Aim =
Repeat the material verbatim and drop the pictures.

Available data =
######

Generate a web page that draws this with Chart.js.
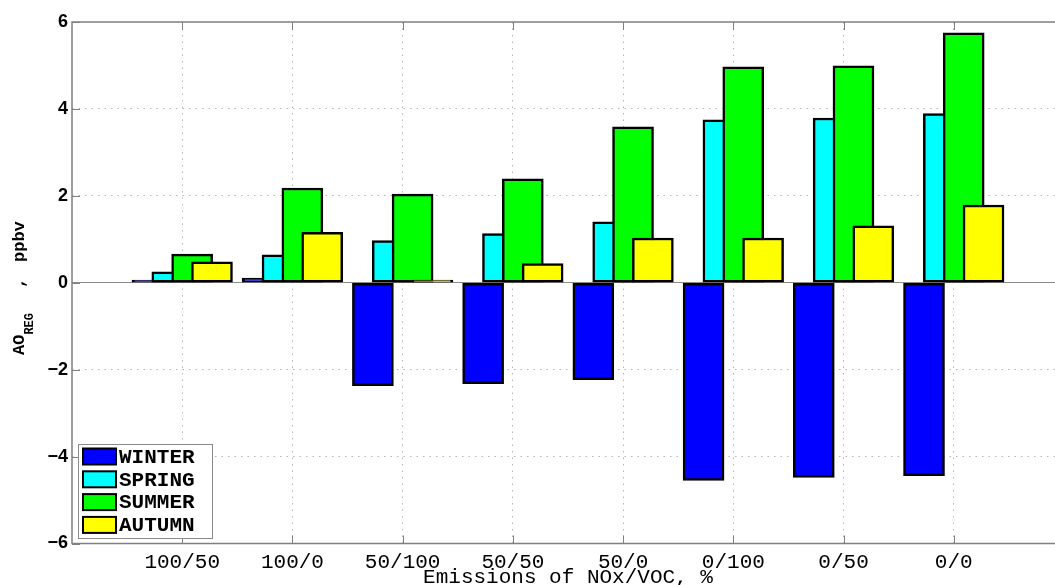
<!DOCTYPE html>
<html>
<head>
<meta charset="utf-8">
<title>AO REG</title>
<script src="https://cdn.jsdelivr.net/npm/chart.js@4.4.1/dist/chart.umd.min.js"></script>
<style>
  html, body { margin: 0; padding: 0; background: #fff; overflow: hidden; }
  #wrap { width: 1070px; height: 585px; }
</style>
</head>
<body>
<div id="wrap"><canvas id="chartAO"></canvas></div>
<script>
// data (ppbv)
const categories = ['100/50', '100/0', '50/100', '50/50', '50/0', '0/100', '0/50', '0/0'];
const winter = [0.06, 0.11, -2.37, -2.32, -2.23, -4.55, -4.48, -4.44];
const spring = [0.25, 0.64, 0.97, 1.13, 1.40, 3.75, 3.79, 3.89];
const summer = [0.66, 2.18, 2.04, 2.39, 3.59, 4.97, 4.99, 5.75];
const autumn = [0.48, 1.16, 0.06, 0.44, 1.03, 1.03, 1.31, 1.79];
const seriesNames = ['WINTER', 'SPRING', 'SUMMER', 'AUTUMN'];
const yTicks = [-6, -4, -2, 0, 2, 4, 6];

const seriesColors = ['#0000ff', '#00ffff', '#00ff00', '#ffff00'];
const shift = [-0.27, -0.09, 0.09, 0.27]; // overlapping bars, like the matlab plot

function toPoints(values, k) {
    return values.map((v, i) => ({ x: i + 1 + shift[k], y: v }));
}

function line(ctx, x1, y1, x2, y2) {
    ctx.beginPath();
    ctx.moveTo(x1, y1);
    ctx.lineTo(x2, y2);
    ctx.stroke();
}

// box round the axes + ticks pointing inward
const framePlugin = {
    id: 'frame',
    afterDatasetsDraw(chart) {
        const { ctx, chartArea: a, scales } = chart;
        ctx.save();
        ctx.strokeStyle = '#808080';
        ctx.lineWidth = 1;
        scales.x.ticks.forEach(t => {
            const px = Math.round(scales.x.getPixelForValue(t.value)) + 0.5;
            line(ctx, px, a.bottom, px, a.bottom - 8);
            line(ctx, px, a.top, px, a.top + 8);
        });
        scales.y.ticks.forEach(t => {
            const py = Math.round(scales.y.getPixelForValue(t.value)) + 0.5;
            line(ctx, a.left, py, a.left + 8, py);
            line(ctx, a.right, py, a.right - 8, py);
        });
        ctx.lineWidth = 1.5;
        ctx.strokeRect(a.left, a.top, a.right - a.left, a.bottom - a.top);
        ctx.restore();
    }
};

// legend box in the lower left corner + y label with subscript
const legendPlugin = {
    id: 'boxLegend',
    afterDraw(chart) {
        const { ctx, chartArea: a } = chart;
        const x0 = a.left + 6;
        const y0 = a.bottom - 99.5;
        ctx.save();
        ctx.fillStyle = '#ffffff';
        ctx.fillRect(x0, y0, 134, 94);
        ctx.strokeStyle = '#8a8a8a';
        ctx.lineWidth = 1;
        ctx.strokeRect(x0 + 0.5, y0 + 0.5, 134, 94);

        ctx.font = 'bold 21px "Liberation Mono"';
        ctx.textBaseline = 'middle';
        seriesNames.forEach((name, k) => {
            const cy = y0 + 12.5 + k * 22.8;
            ctx.fillStyle = seriesColors[k];
            ctx.fillRect(x0 + 5, cy - 8, 33, 16);
            ctx.strokeStyle = '#000';
            ctx.lineWidth = 2;
            ctx.strokeRect(x0 + 5, cy - 8, 33, 16);
            ctx.fillStyle = '#000';
            ctx.fillText(name, x0 + 41, cy + 1);
        });

        // y axis title: AO_REG , ppbv
        ctx.translate(24, 355);
        ctx.rotate(-Math.PI / 2);
        ctx.textBaseline = 'alphabetic';
        ctx.fillStyle = '#000';
        ctx.font = 'bold 17px "Liberation Mono"';
        ctx.fillText('AO', 0, 0);
        const w = ctx.measureText('AO').width;
        ctx.font = 'bold 12px "Liberation Mono"';
        ctx.fillText('REG', w, 9);
        ctx.font = 'bold 17px "Liberation Mono"';
        ctx.fillText(',', 67, 0);
        ctx.fillText('ppbv', 93, 0);
        ctx.restore();
    }
};

function createBarChart() {
    const ctx = document.getElementById('chartAO').getContext('2d');
    const lists = [winter, spring, summer, autumn];
    const datasets = lists.map((values, k) => ({
        label: seriesNames[k],
        data: toPoints(values, k),
        backgroundColor: seriesColors[k],
        borderColor: '#000000',
        borderWidth: 2.5,
        borderSkipped: false,
        barThickness: 41,
        grouped: false,
        order: 4 - k // autumn drawn on top
    }));

    new Chart(ctx, {
        type: 'bar',
        data: { datasets: datasets },
        plugins: [framePlugin, legendPlugin],
        options: {
            responsive: true,
            maintainAspectRatio: false,
            animation: false,
            layout: { padding: { top: 22, right: 6, left: 0, bottom: 0 } },
            plugins: { legend: { display: false }, tooltip: { enabled: false } },
            scales: {
                x: {
                    type: 'linear',
                    min: 0,
                    max: categories.length + 1,
                    offset: false,
                    afterBuildTicks: scale => {
                        scale.ticks = categories.map((c, i) => ({ value: i + 1 }));
                    },
                    afterFit: scale => { scale.height = 41.5; },
                    ticks: {
                        autoSkip: false,
                        maxRotation: 0,
                        padding: 6,
                        color: '#000',
                        font: { family: '"Liberation Mono"', size: 21 },
                        callback: value => categories[value - 1]
                    },
                    grid: { color: '#b4b4b4', lineWidth: 1, drawTicks: false, offset: false },
                    border: { display: false, dash: [1.5, 5] },
                    title: {
                        display: true,
                        text: 'Emissions of NOx/VOC, %',
                        color: '#000',
                        padding: { top: 0, bottom: 0 },
                        font: { family: '"Liberation Mono"', size: 21, lineHeight: 0.7 }
                    }
                },
                y: {
                    min: -6,
                    max: 6,
                    afterBuildTicks: scale => {
                        scale.ticks = yTicks.map(v => ({ value: v }));
                    },
                    afterFit: scale => { scale.width = 72; },
                    ticks: {
                        padding: 4,
                        color: '#000',
                        font: { family: '"Liberation Sans"', size: 18, weight: 'bold' },
                        callback: value => (value < 0 ? '\u2212' + Math.abs(value) : String(value))
                    },
                    grid: {
                        drawTicks: false,
                        lineWidth: 1,
                        color: c => (c.tick && Math.abs(c.tick.value) === 6 ? 'rgba(0,0,0,0)'
                            : (c.tick && c.tick.value === 0 ? '#8c8c8c' : '#b4b4b4'))
                    },
                    border: {
                        display: false,
                        dash: c => (c.tick && c.tick.value === 0 ? [] : [1.5, 5])
                    }
                }
            }
        }
    });
}

document.addEventListener('DOMContentLoaded', () => {
    createBarChart();
});
</script>
</body>
</html>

######

Expected output =
Generate a web page that draws this with Chart.js.
<!DOCTYPE html>
<html>
<head>
<meta charset="utf-8">
<title>AO REG</title>
<script src="https://cdn.jsdelivr.net/npm/chart.js@4.4.1/dist/chart.umd.min.js"></script>
<style>
  html, body { margin: 0; padding: 0; background: #fff; overflow: hidden; }
  #wrap { width: 1070px; height: 585px; }
</style>
</head>
<body>
<div id="wrap"><canvas id="chartAO"></canvas></div>
<script>
// data (ppbv)
const categories = ['100/50', '100/0', '50/100', '50/50', '50/0', '0/100', '0/50', '0/0'];
const winter = [0.06, 0.11, -2.37, -2.32, -2.23, -4.55, -4.48, -4.44];
const spring = [0.25, 0.64, 0.97, 1.13, 1.40, 3.75, 3.79, 3.89];
const summer = [0.66, 2.18, 2.04, 2.39, 3.59, 4.97, 4.99, 5.75];
const autumn = [0.48, 1.16, 0.06, 0.44, 1.03, 1.03, 1.31, 1.79];
const seriesNames = ['WINTER', 'SPRING', 'SUMMER', 'AUTUMN'];
const yTicks = [-6, -4, -2, 0, 2, 4, 6];

const seriesColors = ['#0000ff', '#00ffff', '#00ff00', '#ffff00'];
const shift = [-0.27, -0.09, 0.09, 0.27]; // overlapping bars, like the matlab plot

function toPoints(values, k) {
    return values.map((v, i) => ({ x: i + 1 + shift[k], y: v }));
}

function line(ctx, x1, y1, x2, y2) {
    ctx.beginPath();
    ctx.moveTo(x1, y1);
    ctx.lineTo(x2, y2);
    ctx.stroke();
}

// box round the axes + ticks pointing inward
const framePlugin = {
    id: 'frame',
    afterDatasetsDraw(chart) {
        const { ctx, chartArea: a, scales } = chart;
        ctx.save();
        ctx.strokeStyle = '#808080';
        ctx.lineWidth = 1;
        scales.x.ticks.forEach(t => {
            const px = Math.round(scales.x.getPixelForValue(t.value)) + 0.5;
            line(ctx, px, a.bottom, px, a.bottom - 8);
            line(ctx, px, a.top, px, a.top + 8);
        });
        scales.y.ticks.forEach(t => {
            const py = Math.round(scales.y.getPixelForValue(t.value)) + 0.5;
            line(ctx, a.left, py, a.left + 8, py);
            line(ctx, a.right, py, a.right - 8, py);
        });
        ctx.lineWidth = 1.5;
        ctx.strokeRect(a.left, a.top, a.right - a.left, a.bottom - a.top);
        ctx.restore();
    }
};

// legend box in the lower left corner + y label with subscript
const legendPlugin = {
    id: 'boxLegend',
    afterDraw(chart) {
        const { ctx, chartArea: a } = chart;
        const x0 = a.left + 6;
        const y0 = a.bottom - 99.5;
        ctx.save();
        ctx.fillStyle = '#ffffff';
        ctx.fillRect(x0, y0, 134, 94);
        ctx.strokeStyle = '#8a8a8a';
        ctx.lineWidth = 1;
        ctx.strokeRect(x0 + 0.5, y0 + 0.5, 134, 94);

        ctx.font = 'bold 21px "Liberation Mono"';
        ctx.textBaseline = 'middle';
        seriesNames.forEach((name, k) => {
            const cy = y0 + 12.5 + k * 22.8;
            ctx.fillStyle = seriesColors[k];
            ctx.fillRect(x0 + 5, cy - 8, 33, 16);
            ctx.strokeStyle = '#000';
            ctx.lineWidth = 2;
            ctx.strokeRect(x0 + 5, cy - 8, 33, 16);
            ctx.fillStyle = '#000';
            ctx.fillText(name, x0 + 41, cy + 1);
        });

        // y axis title: AO_REG , ppbv
        ctx.translate(24, 355);
        ctx.rotate(-Math.PI / 2);
        ctx.textBaseline = 'alphabetic';
        ctx.fillStyle = '#000';
        ctx.font = 'bold 17px "Liberation Mono"';
        ctx.fillText('AO', 0, 0);
        const w = ctx.measureText('AO').width;
        ctx.font = 'bold 12px "Liberation Mono"';
        ctx.fillText('REG', w, 9);
        ctx.font = 'bold 17px "Liberation Mono"';
        ctx.fillText(',', 67, 0);
        ctx.fillText('ppbv', 93, 0);
        ctx.restore();
    }
};

function createBarChart() {
    const ctx = document.getElementById('chartAO').getContext('2d');
    const lists = [winter, spring, summer, autumn];
    const datasets = lists.map((values, k) => ({
        label: seriesNames[k],
        data: toPoints(values, k),
        backgroundColor: seriesColors[k],
        borderColor: '#000000',
        borderWidth: 2.5,
        borderSkipped: false,
        barThickness: 41,
        grouped: false,
        order: 4 - k // autumn drawn on top
    }));

    new Chart(ctx, {
        type: 'bar',
        data: { datasets: datasets },
        plugins: [framePlugin, legendPlugin],
        options: {
            responsive: true,
            maintainAspectRatio: false,
            animation: false,
            layout: { padding: { top: 22, right: 6, left: 0, bottom: 0 } },
            plugins: { legend: { display: false }, tooltip: { enabled: false } },
            scales: {
                x: {
                    type: 'linear',
                    min: 0,
                    max: categories.length + 1,
                    offset: false,
                    afterBuildTicks: scale => {
                        scale.ticks = categories.map((c, i) => ({ value: i + 1 }));
                    },
                    afterFit: scale => { scale.height = 41.5; },
                    ticks: {
                        autoSkip: false,
                        maxRotation: 0,
                        padding: 6,
                        color: '#000',
                        font: { family: '"Liberation Mono"', size: 21 },
                        callback: value => categories[value - 1]
                    },
                    grid: { color: '#b4b4b4', lineWidth: 1, drawTicks: false, offset: false },
                    border: { display: false, dash: [1.5, 5] },
                    title: {
                        display: true,
                        text: 'Emissions of NOx/VOC, %',
                        color: '#000',
                        padding: { top: 0, bottom: 0 },
                        font: { family: '"Liberation Mono"', size: 21, lineHeight: 0.7 }
                    }
                },
                y: {
                    min: -6,
                    max: 6,
                    afterBuildTicks: scale => {
                        scale.ticks = yTicks.map(v => ({ value: v }));
                    },
                    afterFit: scale => { scale.width = 72; },
                    ticks: {
                        padding: 4,
                        color: '#000',
                        font: { family: '"Liberation Sans"', size: 18, weight: 'bold' },
                        callback: value => (value < 0 ? '\u2212' + Math.abs(value) : String(value))
                    },
                    grid: {
                        drawTicks: false,
                        lineWidth: 1,
                        color: c => (c.tick && Math.abs(c.tick.value) === 6 ? 'rgba(0,0,0,0)'
                            : (c.tick && c.tick.value === 0 ? '#8c8c8c' : '#b4b4b4'))
                    },
                    border: {
                        display: false,
                        dash: c => (c.tick && c.tick.value === 0 ? [] : [1.5, 5])
                    }
                }
            }
        }
    });
}

document.addEventListener('DOMContentLoaded', () => {
    createBarChart();
});
</script>
</body>
</html>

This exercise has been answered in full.